A Whole New Mind For Business Analysts

This post is based on Daniel Pink’s bestseller, “A Whole New Mind: Why Right-Brainers Will Rule the Future”, which contains interesting insights on how to achieve professional and personal success. According to Pink, we are living in a new age termed the conceptual age, where those who think differently (right-brain thinkers) will be valued above others. He describes the conceptual age as one in which innovators, big-picture thinkers, artists, empathizers, pattern recognizers and “meaning makers” will be the lead agents in society. Though he acknowledges the importance of left-brain thinking, Pink emphasizes that it is no longer sufficient.

Here are the six aptitudes as identified by Pink and some pointers on how to develop them.


“Design—that is, utility enhanced by significance—has become an essential aptitude for personal fulfilment and professional success - Pink.

Look around you, there’s design everywhere. From the posters on the wall, the cup on the table to how a workshop is organized. I recently wrote a post on the Thin Line between Analysis and Design, which highlights the reason analysts can also be considered as “designers”. There are elements of design in everything around us, however subtle.

Business analysts create documents, models and prototypes that are “designed” a certain way. We are involved in designing the structure of the templates we use for documentation as well as how to communicate information to stakeholders.

According to Pink, having something that merely serves a purpose is not sufficient. Merely producing documents, presentations, business cases and models is not enough; we should consider the impact of our work products and deliverables on the audience by answering key questions like: Did I organize the content in the simplest possible way? Are my requirements structured in a way that is easy to read and understand?


One of the side-effects of the information age is constant bombardment with information, facts and figures from all angles. Anyone can deliver facts and figures. The real challenge lies in drawing the right connections between facts.

Symphony requires becoming better at seeing things and making connections between seemingly unrelated events. According to Pink, being able to draw up the big picture narrative is a critical skill that can differentiate you from others. Skilled BAs are required to use their inner minds to draw out simplicity from complex situations.

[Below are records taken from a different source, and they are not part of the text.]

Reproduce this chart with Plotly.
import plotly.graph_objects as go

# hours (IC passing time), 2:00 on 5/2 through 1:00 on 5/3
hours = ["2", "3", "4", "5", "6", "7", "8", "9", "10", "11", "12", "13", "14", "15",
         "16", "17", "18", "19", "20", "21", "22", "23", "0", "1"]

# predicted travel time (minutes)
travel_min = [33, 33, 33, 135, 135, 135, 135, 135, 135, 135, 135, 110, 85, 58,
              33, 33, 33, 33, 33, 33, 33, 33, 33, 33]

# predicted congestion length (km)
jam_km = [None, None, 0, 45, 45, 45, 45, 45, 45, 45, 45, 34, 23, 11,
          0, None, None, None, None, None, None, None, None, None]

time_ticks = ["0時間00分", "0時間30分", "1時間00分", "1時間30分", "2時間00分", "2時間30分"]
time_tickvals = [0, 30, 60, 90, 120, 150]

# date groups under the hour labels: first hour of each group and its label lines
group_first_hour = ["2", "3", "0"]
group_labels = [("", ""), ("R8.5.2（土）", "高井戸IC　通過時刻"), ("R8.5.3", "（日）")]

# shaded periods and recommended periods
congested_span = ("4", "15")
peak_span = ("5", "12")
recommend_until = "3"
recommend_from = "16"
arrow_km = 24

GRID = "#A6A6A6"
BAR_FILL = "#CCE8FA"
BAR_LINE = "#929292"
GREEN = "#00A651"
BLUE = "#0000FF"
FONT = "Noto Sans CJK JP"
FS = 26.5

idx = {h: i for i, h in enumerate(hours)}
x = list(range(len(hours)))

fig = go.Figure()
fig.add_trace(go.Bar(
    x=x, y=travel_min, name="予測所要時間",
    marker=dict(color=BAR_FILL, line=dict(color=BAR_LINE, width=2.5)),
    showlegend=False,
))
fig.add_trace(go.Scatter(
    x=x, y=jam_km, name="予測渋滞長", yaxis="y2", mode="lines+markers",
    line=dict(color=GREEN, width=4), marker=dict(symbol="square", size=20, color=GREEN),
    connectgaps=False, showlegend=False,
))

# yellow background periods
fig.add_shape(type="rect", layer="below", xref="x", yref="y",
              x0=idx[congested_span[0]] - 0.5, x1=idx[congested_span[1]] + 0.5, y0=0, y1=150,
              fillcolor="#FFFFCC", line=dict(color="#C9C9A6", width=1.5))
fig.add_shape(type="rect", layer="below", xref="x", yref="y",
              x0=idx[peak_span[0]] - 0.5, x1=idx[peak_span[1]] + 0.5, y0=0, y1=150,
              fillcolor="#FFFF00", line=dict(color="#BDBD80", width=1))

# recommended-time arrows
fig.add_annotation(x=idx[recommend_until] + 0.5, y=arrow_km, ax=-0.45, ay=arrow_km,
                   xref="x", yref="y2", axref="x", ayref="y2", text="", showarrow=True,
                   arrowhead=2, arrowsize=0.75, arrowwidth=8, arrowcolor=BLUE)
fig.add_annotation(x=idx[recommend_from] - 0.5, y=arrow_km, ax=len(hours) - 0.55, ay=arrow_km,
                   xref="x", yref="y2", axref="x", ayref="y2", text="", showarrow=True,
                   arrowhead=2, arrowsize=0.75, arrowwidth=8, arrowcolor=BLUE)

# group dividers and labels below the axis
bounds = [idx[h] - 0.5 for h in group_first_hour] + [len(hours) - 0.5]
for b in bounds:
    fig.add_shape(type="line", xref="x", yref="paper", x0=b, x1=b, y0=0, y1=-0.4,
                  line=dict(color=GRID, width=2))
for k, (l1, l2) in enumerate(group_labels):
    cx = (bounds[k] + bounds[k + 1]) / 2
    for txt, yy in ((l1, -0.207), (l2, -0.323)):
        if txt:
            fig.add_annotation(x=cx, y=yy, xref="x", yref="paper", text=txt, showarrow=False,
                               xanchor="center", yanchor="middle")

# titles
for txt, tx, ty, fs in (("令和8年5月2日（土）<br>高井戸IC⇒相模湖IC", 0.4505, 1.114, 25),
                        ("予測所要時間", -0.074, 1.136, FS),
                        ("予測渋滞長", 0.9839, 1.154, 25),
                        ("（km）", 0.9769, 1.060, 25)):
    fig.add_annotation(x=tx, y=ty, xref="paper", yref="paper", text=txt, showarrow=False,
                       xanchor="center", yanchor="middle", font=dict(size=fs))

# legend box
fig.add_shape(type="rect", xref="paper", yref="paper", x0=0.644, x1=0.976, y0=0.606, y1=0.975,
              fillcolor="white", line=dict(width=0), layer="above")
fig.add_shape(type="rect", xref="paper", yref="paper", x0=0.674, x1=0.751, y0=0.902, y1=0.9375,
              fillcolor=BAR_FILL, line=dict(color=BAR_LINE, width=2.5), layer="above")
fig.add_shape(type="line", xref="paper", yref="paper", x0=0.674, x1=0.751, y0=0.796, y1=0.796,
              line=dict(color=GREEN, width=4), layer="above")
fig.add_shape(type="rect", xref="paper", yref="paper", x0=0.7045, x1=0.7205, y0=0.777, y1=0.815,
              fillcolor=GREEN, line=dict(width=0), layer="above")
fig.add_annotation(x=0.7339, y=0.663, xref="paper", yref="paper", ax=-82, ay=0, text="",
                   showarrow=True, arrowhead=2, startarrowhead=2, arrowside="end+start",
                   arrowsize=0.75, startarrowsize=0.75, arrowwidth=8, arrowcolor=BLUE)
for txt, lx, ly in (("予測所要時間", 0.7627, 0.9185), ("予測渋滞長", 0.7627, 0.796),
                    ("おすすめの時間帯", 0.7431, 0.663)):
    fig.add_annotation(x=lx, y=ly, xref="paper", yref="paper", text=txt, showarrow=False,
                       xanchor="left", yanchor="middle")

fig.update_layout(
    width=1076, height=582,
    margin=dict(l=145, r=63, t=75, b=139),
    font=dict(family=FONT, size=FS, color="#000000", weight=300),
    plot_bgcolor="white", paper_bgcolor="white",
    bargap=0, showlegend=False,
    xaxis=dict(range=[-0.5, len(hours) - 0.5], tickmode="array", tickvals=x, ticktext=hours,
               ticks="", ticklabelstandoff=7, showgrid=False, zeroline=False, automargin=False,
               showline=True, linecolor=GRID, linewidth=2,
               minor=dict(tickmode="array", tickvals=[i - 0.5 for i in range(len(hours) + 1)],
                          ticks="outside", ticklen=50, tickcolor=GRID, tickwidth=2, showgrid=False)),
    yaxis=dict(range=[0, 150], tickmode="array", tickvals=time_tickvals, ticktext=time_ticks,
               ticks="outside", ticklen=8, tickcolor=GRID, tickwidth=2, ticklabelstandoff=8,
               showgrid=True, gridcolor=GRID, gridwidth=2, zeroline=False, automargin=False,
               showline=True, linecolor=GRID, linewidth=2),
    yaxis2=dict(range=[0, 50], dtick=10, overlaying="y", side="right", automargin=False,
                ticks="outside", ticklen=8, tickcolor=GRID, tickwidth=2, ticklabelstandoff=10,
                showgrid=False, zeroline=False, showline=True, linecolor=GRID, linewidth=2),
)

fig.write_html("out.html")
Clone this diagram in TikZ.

BAs should thus learn to use their “whole mind” – logic, analysis, synthesis and intuition to make sense of the world by differentiating between what is important and what is not.


In a world where facts are abundant and easily accessible, Stories connect with us emotionally and provide us with context. They provide the hooks upon which we hang our facts... Culled from Ann Michael

Practise exploiting the power of stories. Beyond entertainment, stories can be used to carve a narrative that is both engaging and memorable. Analysts can use stories to share information and for honest persuasion amongst stakeholders. The ability to craft a powerful narrative can help you sell your ideas to stakeholders and convince them of a particular course of action. Stories typically make a longer-lasting impression with the audience because of their emotional element.


 “Empathy allows us to see the other side of an argument, comfort someone in distress, and bite our lips instead of muttering something snide. Empathy builds self-awareness [and]… allows us to work together” - Pink.

Empathy is about putting yourself in the position of others. It involves listening out for non-verbal cues in others.

Through empathy, Business analysts put themselves in the shoes of stakeholders and are able to produce practical requirements. Empathy is necessary for building both professional and personal relationships. An empathetic analyst puts themselves in others’ shoes to understand what they’re going through and propose solutions to their problems.


The use of humour and laughter in the workplace can improve relationships, diffuse tension and help stakeholders relax. Work can indeed be fun if you take time out to relax and not take everything too seriously.


Meaning has become a central aspect of our work and our lives. Where the basic needs for survival have been met, people have been freed to search more deeply for meaning in all areas of life - Pink.

Meaning is the reason you do the things you do. What’s your purpose? Finding true meaning in each project (personal or professional) you work on will prepare you to deliver spectacular results than ever before.